Discussion in 'Trading' started by Troy Bombardia, Nov 11, 2018.

  1. Here's why the U.S. stock market will probably:

    1. make a short term pullback at this 61.8% retracement resistance.
    2. Rally over the next few months into early-2019.
    3. A bear market will start in mid-2019


    https://bullmarkets.co/market-outlook-pullback/
     
    bullmarket79 and themickey like this.
  2. Overnight

    Overnight

    Your studies are brilliant, hindsight looks at markets, with a multitude of charts taken from other sources. Thanks. But I found this a bit disconcerting...

    ------------------

    Why you should trade index ETFs instead of individual stocks
    Trading the index (e.g. S&P 500) via ETFs (e.g. $SPY, $SSO, $UPRO) is much easier than trading individual stocks.

    1. Traders who trade individual stocks have to care about what the broad stock market index is doing. What the index is doing has a massive impact on what an individual stock will do.
    2. Traders who trade the index don’t have to care about what individual stocks do. No single stock is big enough to have a significant impact on the broad index in the medium-long term.
    ------------------------

    Go ahead and pull out some more charts from decades past. I am sure it will prove your point. But for the NQ these days? Nuh-uh. That index is weighted so heavily on FAANG that yes, Virginia Woolf, those individual stocks DO weigh on the broader index in the medium-long turn, because those huge stocks weight heavily on the price action of all the other companies in their wake.

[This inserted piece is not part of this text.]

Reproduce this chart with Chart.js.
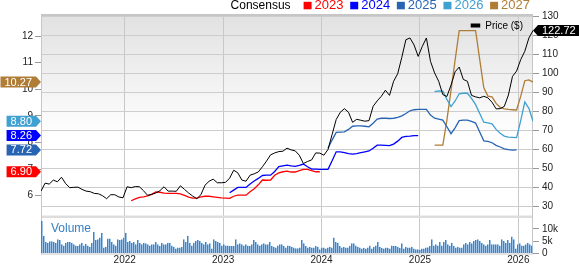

    Since you are advertising and promoting your own service here, at least have the decency to be honest about it.

    "I’m Troy Bombardia, founder and head trader at Fundamental Capital, the investment strategy and research firm behind Bull Markets.

    *I worked in my family’s hedge fund for almost 10 years (from 2008-2017). We increased our capital by 40x during those 10 years, which is an average annual return of 44%. We primarily traded gold and silver.*

    By 2014, I noticed a very interesting pattern:

    1. The average professional trader and hedge fund underperformed buy and hold for 10 years in a row. The random probability of someone underperforming 10 years in a row is 0.09% (0.5^10 = 0.0009). In other words, there is no way this should be happening if conventional trading strategies and “wisdom” actually worked!
    2. Investment research firms only highlighted their accurate market calls. But when you look at the number of times they were wrong, they’re no better than a 50-50 coin toss!
    3. Most research consisted of charts. Meanwhile, no better bothered to backtest exactly how useful those charts were for predicting tops and bottoms!

    Buy-and-hold analyses works wonders when you start it at the beginning of a ten-year bull market, and keep on doing it for 10 years, doesn't it?

    And it is also a great time to start making vague calls about an upcoming bear market in the medium-long term be correct, isn't it?

    As to the bolded bit between the asterisks, I have a question. YOU worked in your private family fund for ten years. Got it. WE ("All members of the family") increased the capital by etc. WE ("All members of the family") primarily traded gold and silver... So what percentage of the increase did YOU contribute to the fund, and what did YOU primarily trade in that fund?

    Wish I could make money doing what you do, in my private hedge fund...

    *rubs chin thoughtfully*
     
  3. Ldeyana

    Ldeyana

    You have provided the link that why the stock will pull back in 2019, that a good effort but will be much appreciated if you wrote it yourself and explain in details in your own wordings that will help the students and gradutes to understand more easily then to visit some professional website.